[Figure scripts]
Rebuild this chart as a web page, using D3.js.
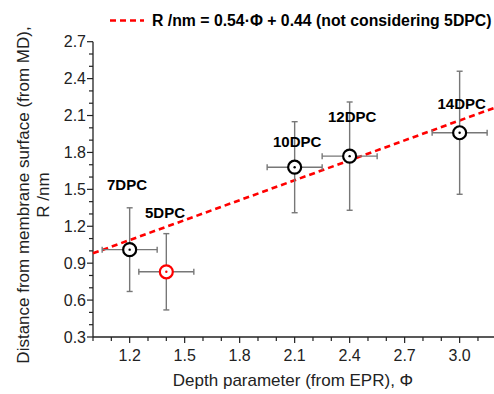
<!DOCTYPE html>
<html><head><meta charset="utf-8">
<script src="https://cdn.jsdelivr.net/npm/d3@7"></script>
<style>body{margin:0;background:#fff}svg{display:block}text{font-family:Arial,"Liberation Sans",sans-serif}</style>
</head><body>
<svg id="c" width="494" height="394"></svg>
<script>
const labels = ["7DPC","5DPC","10DPC","12DPC","14DPC"];
const phi    = [1.2, 1.4, 2.1, 2.4, 3.0];
const R      = [1.01, 0.83, 1.68, 1.77, 1.96];
const xErr   = [0.15, 0.15, 0.15, 0.15, 0.15];
const yLow   = [0.67, 0.52, 1.31, 1.33, 1.46];
const yHigh  = [1.35, 1.14, 2.05, 2.21, 2.46];
const excluded = [false, true, false, false, false];
const fitSlope = 0.54, fitIntercept = 0.44;
const xTickLabels = ["1.2","1.5","1.8","2.1","2.4","2.7","3.0"];
const yTickLabels = ["0.3","0.6","0.9","1.2","1.5","1.8","2.1","2.4","2.7"];

const svg = d3.select("#c");
const x = d3.scaleLinear().domain([1.0, 3.2]).range([93, 496.3]);
const y = d3.scaleLinear().domain([0.3, 2.7]).range([337, 41.7]);

// axes
const xMinor = d3.range(10, 33).map(v => v/10);
const yMinor = d3.range(3, 28).map(v => v/10);
const ax = svg.append("g").attr("transform","translate(0,337)");
ax.append("line").attr("x1",93).attr("x2",494).attr("stroke","#222").attr("stroke-width",1.3);
ax.selectAll(".mt").data(xMinor).join("line")
  .attr("x1",d=>x(d)).attr("x2",d=>x(d)).attr("y1",0)
  .attr("y2",d=>xTickLabels.includes(d.toFixed(1))?6:4).attr("stroke","#222").attr("stroke-width",1.2);
ax.selectAll(".tl").data(xTickLabels).join("text")
  .attr("x",d=>x(+d)).attr("y",24).attr("text-anchor","middle")
  .attr("font-size",16).attr("fill","#222").text(d=>d);

const ay = svg.append("g").attr("transform","translate(93,0)");
ay.append("line").attr("y1",y(0.3)).attr("y2",y(2.7)).attr("stroke","#222").attr("stroke-width",1.3);
ay.selectAll(".mt").data(yMinor).join("line")
  .attr("y1",d=>y(d)).attr("y2",d=>y(d)).attr("x1",0)
  .attr("x2",d=>yTickLabels.includes(d.toFixed(1))?-6:-4).attr("stroke","#222").attr("stroke-width",1.2);
ay.selectAll(".tl").data(yTickLabels).join("text")
  .attr("x",-7).attr("y",d=>y(+d)+5.7).attr("text-anchor","end")
  .attr("font-size",16).attr("fill","#222").text(d=>d);

// axis titles
svg.append("text").attr("x",293).attr("y",386).attr("text-anchor","middle")
  .attr("font-size",17).attr("fill","#222").text("Depth parameter (from EPR), Φ");
const yt = svg.append("g").attr("transform","translate(0,195) rotate(-90)");
yt.append("text").attr("x",0).attr("y",29).attr("text-anchor","middle")
  .attr("font-size",17).attr("fill","#222").text("Distance from membrane surface (from MD),");
yt.append("text").attr("x",0).attr("y",49).attr("text-anchor","middle")
  .attr("font-size",17).attr("fill","#222").text("R /nm");

// fit line
const fx = [1.0, 3.2];
svg.append("line")
  .attr("x1",x(fx[0])).attr("y1",y(fitSlope*fx[0]+fitIntercept))
  .attr("x2",x(fx[1])).attr("y2",y(fitSlope*fx[1]+fitIntercept))
  .attr("stroke","#f00").attr("stroke-width",2.6).attr("stroke-dasharray","6,4");

// data
const pts = phi.map((p,i)=>({p, r:R[i], xe:xErr[i], lo:yLow[i], hi:yHigh[i], ex:excluded[i], lab:labels[i]}));
const eb = svg.append("g").attr("stroke","#777").attr("stroke-width",1.4).attr("fill","none");
pts.forEach(d=>{
  eb.append("line").attr("x1",x(d.p)).attr("x2",x(d.p)).attr("y1",y(d.lo)).attr("y2",y(d.hi));
  eb.append("line").attr("x1",x(d.p)-3).attr("x2",x(d.p)+3).attr("y1",y(d.lo)).attr("y2",y(d.lo));
  eb.append("line").attr("x1",x(d.p)-3).attr("x2",x(d.p)+3).attr("y1",y(d.hi)).attr("y2",y(d.hi));
  eb.append("line").attr("x1",x(d.p-d.xe)).attr("x2",x(d.p+d.xe)).attr("y1",y(d.r)).attr("y2",y(d.r));
  eb.append("line").attr("x1",x(d.p-d.xe)).attr("x2",x(d.p-d.xe)).attr("y1",y(d.r)-3).attr("y2",y(d.r)+3);
  eb.append("line").attr("x1",x(d.p+d.xe)).attr("x2",x(d.p+d.xe)).attr("y1",y(d.r)-3).attr("y2",y(d.r)+3);
});
const mk = svg.append("g");
pts.forEach(d=>{
  const col = d.ex ? "#f00" : "#000";
  mk.append("circle").attr("cx",x(d.p)).attr("cy",y(d.r)).attr("r",6.5)
    .attr("fill","#fff").attr("stroke",col).attr("stroke-width",2.2);
  mk.append("circle").attr("cx",x(d.p)).attr("cy",y(d.r)).attr("r",1.2).attr("fill",col);
});

// point labels
const labPos = {"7DPC":[107,190],"5DPC":[145,218],"10DPC":[273,146.5],"12DPC":[328,122],"14DPC":[437.5,109]};
svg.selectAll(".pl").data(pts).join("text")
  .attr("x",d=>labPos[d.lab][0]).attr("y",d=>labPos[d.lab][1])
  .attr("font-size",15).attr("font-weight","bold").attr("fill","#000").text(d=>d.lab);

// legend
svg.append("line").attr("x1",110).attr("x2",144).attr("y1",20.5).attr("y2",20.5)
  .attr("stroke","#f00").attr("stroke-width",2.6).attr("stroke-dasharray","6,4");
svg.append("text").attr("x",152).attr("y",26).attr("font-size",15.8).attr("font-weight","bold")
  .attr("fill","#000").text("R /nm = " + fitSlope.toFixed(2) + "·Φ + " + fitIntercept.toFixed(2) + " (not considering 5DPC)");
</script>
</body></html>
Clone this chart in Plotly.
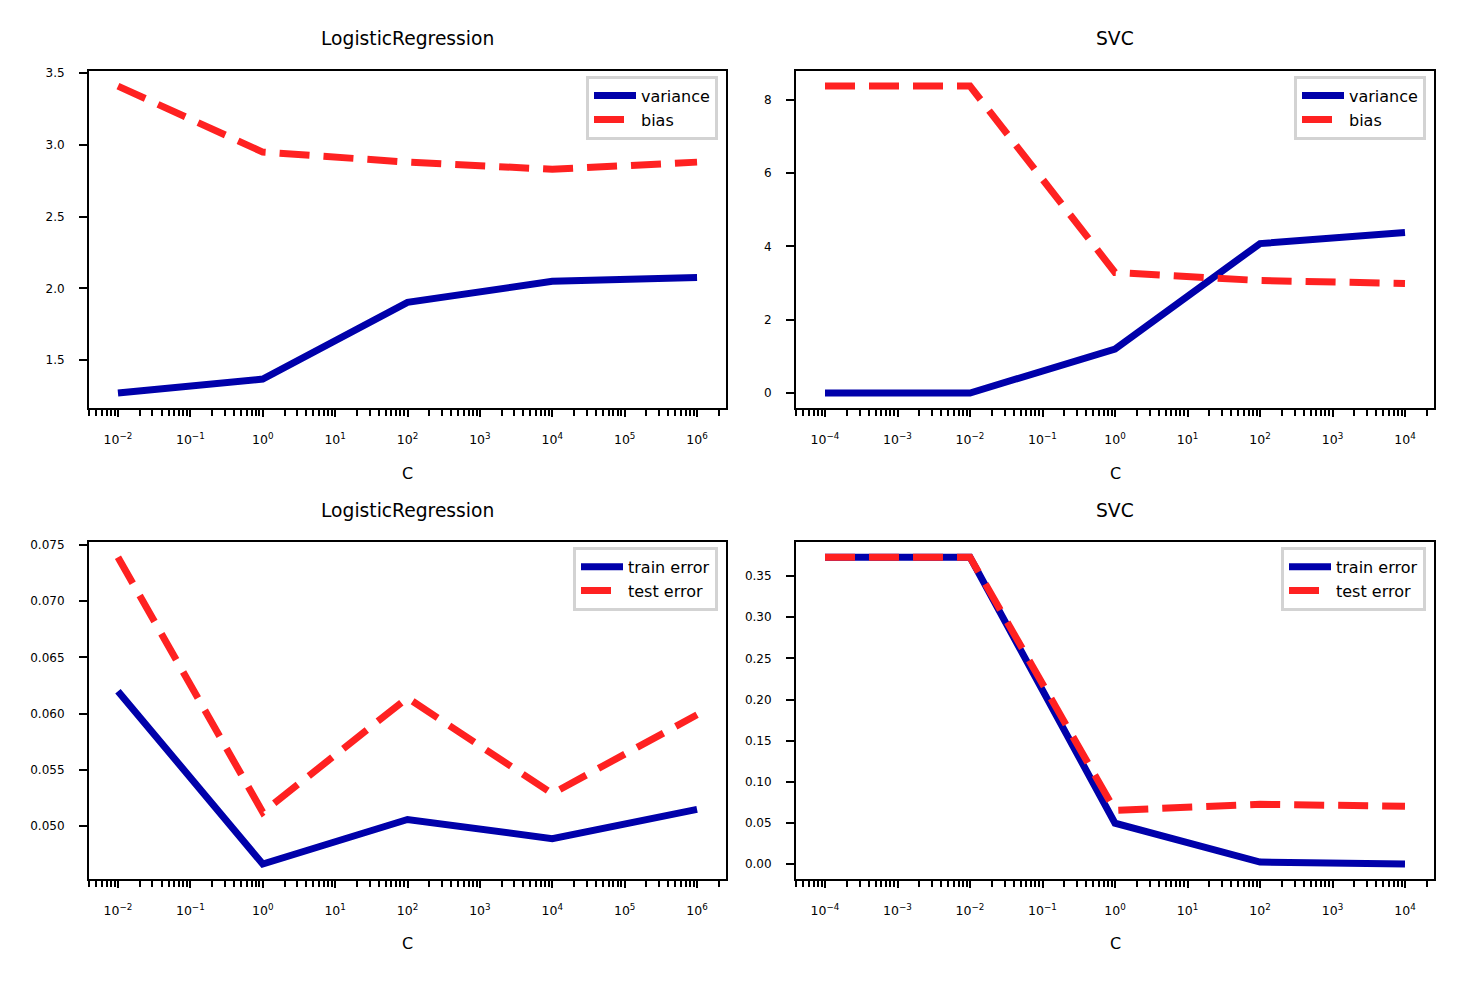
import plotly.graph_objects as go
import math

# ---------------- data ----------------
C_lr = [1e-2, 1e0, 1e2, 1e4, 1e6]
C_svc = [1e-4, 1e-2, 1e0, 1e2, 1e4]

lr_variance = [1.271, 1.368, 1.903, 2.049, 2.076]
lr_bias = [3.41, 2.95, 2.88, 2.83, 2.88]

svc_variance = [0.0, 0.0, 1.20, 4.08, 4.38]
svc_bias = [8.38, 8.38, 3.29, 3.07, 2.99]

lr_train_err = [0.0620, 0.04664, 0.0506, 0.0489, 0.0515]
lr_test_err = [0.0739, 0.05124, 0.0614, 0.0529, 0.0599]

svc_train_err = [0.373, 0.373, 0.0497, 0.0024, 0.0]
svc_test_err = [0.373, 0.373, 0.0654, 0.0727, 0.0702]

titles = ["LogisticRegression", "SVC", "LogisticRegression", "SVC"]
xlabel = "C"

# ---------------- style ----------------
W, H = 1464, 984
BLUE = "#0000aa"
RED = "#ff2121"
FONT = "DejaVu Sans"
LW = 7
DASH = "30px,14px"

# panel pixel boxes (left, top, right, bottom)
boxes = [(89, 67, 726, 406), (796, 67, 1434, 406),
         (89, 540, 726, 879), (796, 540, 1434, 879)]
title_y = [35, 35, 509, 509]
label_y = [471, 471, 943, 943]

panels = [
    (C_lr, lr_variance, lr_bias, "variance", "bias", 0.5, ".1f"),
    (C_svc, svc_variance, svc_bias, "variance", "bias", 2, "d"),
    (C_lr, lr_train_err, lr_test_err, "train error", "test error", 0.005, ".3f"),
    (C_svc, svc_train_err, svc_test_err, "train error", "test error", 0.05, ".2f"),
]


def sup(e):
    return "10<sup>%s</sup>" % (("\u2212%d" % -e) if e < 0 else str(e))


fig = go.Figure()
layout = dict(width=W, height=H, margin=dict(l=0, r=0, t=0, b=0),
              paper_bgcolor="white", plot_bgcolor="white",
              font=dict(family=FONT, color="black"), showlegend=True)
annotations = []

for i, (xs, y1, y2, n1, n2, dt, fmt) in enumerate(panels):
    k = "" if i == 0 else str(i + 1)
    leg = "legend" if i == 0 else "legend%d" % (i + 1)
    l, t, r, b = boxes[i]
    fig.add_trace(go.Scatter(x=xs, y=y1, mode="lines", name=n1,
                             line=dict(color=BLUE, width=LW),
                             xaxis="x" + k, yaxis="y" + k, legend=leg))
    fig.add_trace(go.Scatter(x=xs, y=y2, mode="lines", name=n2,
                             line=dict(color=RED, width=LW, dash=DASH),
                             xaxis="x" + k, yaxis="y" + k, legend=leg))
    lx0, lx1 = math.log10(min(xs)), math.log10(max(xs))
    mx = 0.05 * (lx1 - lx0)
    ally = y1 + y2
    ymin, ymax = min(ally), max(ally)
    my = 0.05 * (ymax - ymin)
    decades = list(range(int(math.floor(lx0 - mx)), int(math.ceil(lx1 + mx)) + 1))
    major = [10.0 ** d for d in range(int(lx0), int(lx1) + 1)]
    minor = [m * 10.0 ** d for d in decades for m in range(2, 10)]
    layout["xaxis" + k] = dict(
        type="log", domain=[l / W, r / W], anchor="y" + k,
        range=[lx0 - mx, lx1 + mx],
        tickmode="array", tickvals=major,
        ticktext=[sup(d) for d in range(int(lx0), int(lx1) + 1)],
        ticks="outside", ticklen=7, tickwidth=1.5, tickcolor="black",
        ticklabelstandoff=12,
        minor=dict(tickmode="array", tickvals=minor, ticks="outside",
                   ticklen=6, tickwidth=1.5, tickcolor="black", showgrid=False),
        showline=True, linecolor="black", linewidth=2, mirror=True,
        showgrid=False, zeroline=False,
        tickfont=dict(family=FONT, size=12.5, color="black"))
    layout["yaxis" + k] = dict(
        domain=[1 - b / H, 1 - t / H], anchor="x" + k,
        range=[ymin - my, ymax + my],
        dtick=dt, tick0=0, tickformat=fmt,
        ticks="outside", ticklen=8, tickwidth=1.5, tickcolor="black",
        ticklabelstandoff=12,
        showline=True, linecolor="black", linewidth=2, mirror=True,
        showgrid=False, zeroline=False,
        tickfont=dict(family=FONT, size=12, color="black"))
    layout[leg] = dict(x=(r - 8) / W, y=1 - (t + 5) / H,
                       xanchor="right", yanchor="top",
                       bgcolor="white", bordercolor="#d3d3d3", borderwidth=3,
                       font=dict(family=FONT, size=16, color="black"),
                       itemwidth=42)
    cx = (l + r) / 2 / W
    annotations.append(dict(text=titles[i], x=cx, y=1 - title_y[i] / H,
                            xref="paper", yref="paper", showarrow=False,
                            xanchor="center", yanchor="middle",
                            font=dict(family=FONT, size=18.7, color="black")))
    annotations.append(dict(text=xlabel, x=cx, y=1 - label_y[i] / H,
                            xref="paper", yref="paper", showarrow=False,
                            xanchor="center", yanchor="middle",
                            font=dict(family=FONT, size=16, color="black")))

layout["annotations"] = annotations
fig.update_layout(**layout)
fig.write_html("out.html")
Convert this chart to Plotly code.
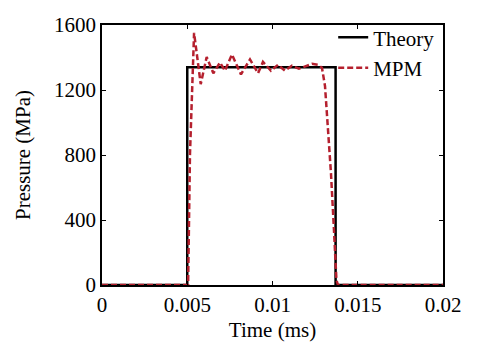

# Job:
Pick out the lines containing the word "this" and show them.

# Solved exercise:
Rebuild this chart as a web page, using D3.js.
Clone this chart in Plotly.
Convert this chart to Plotly code.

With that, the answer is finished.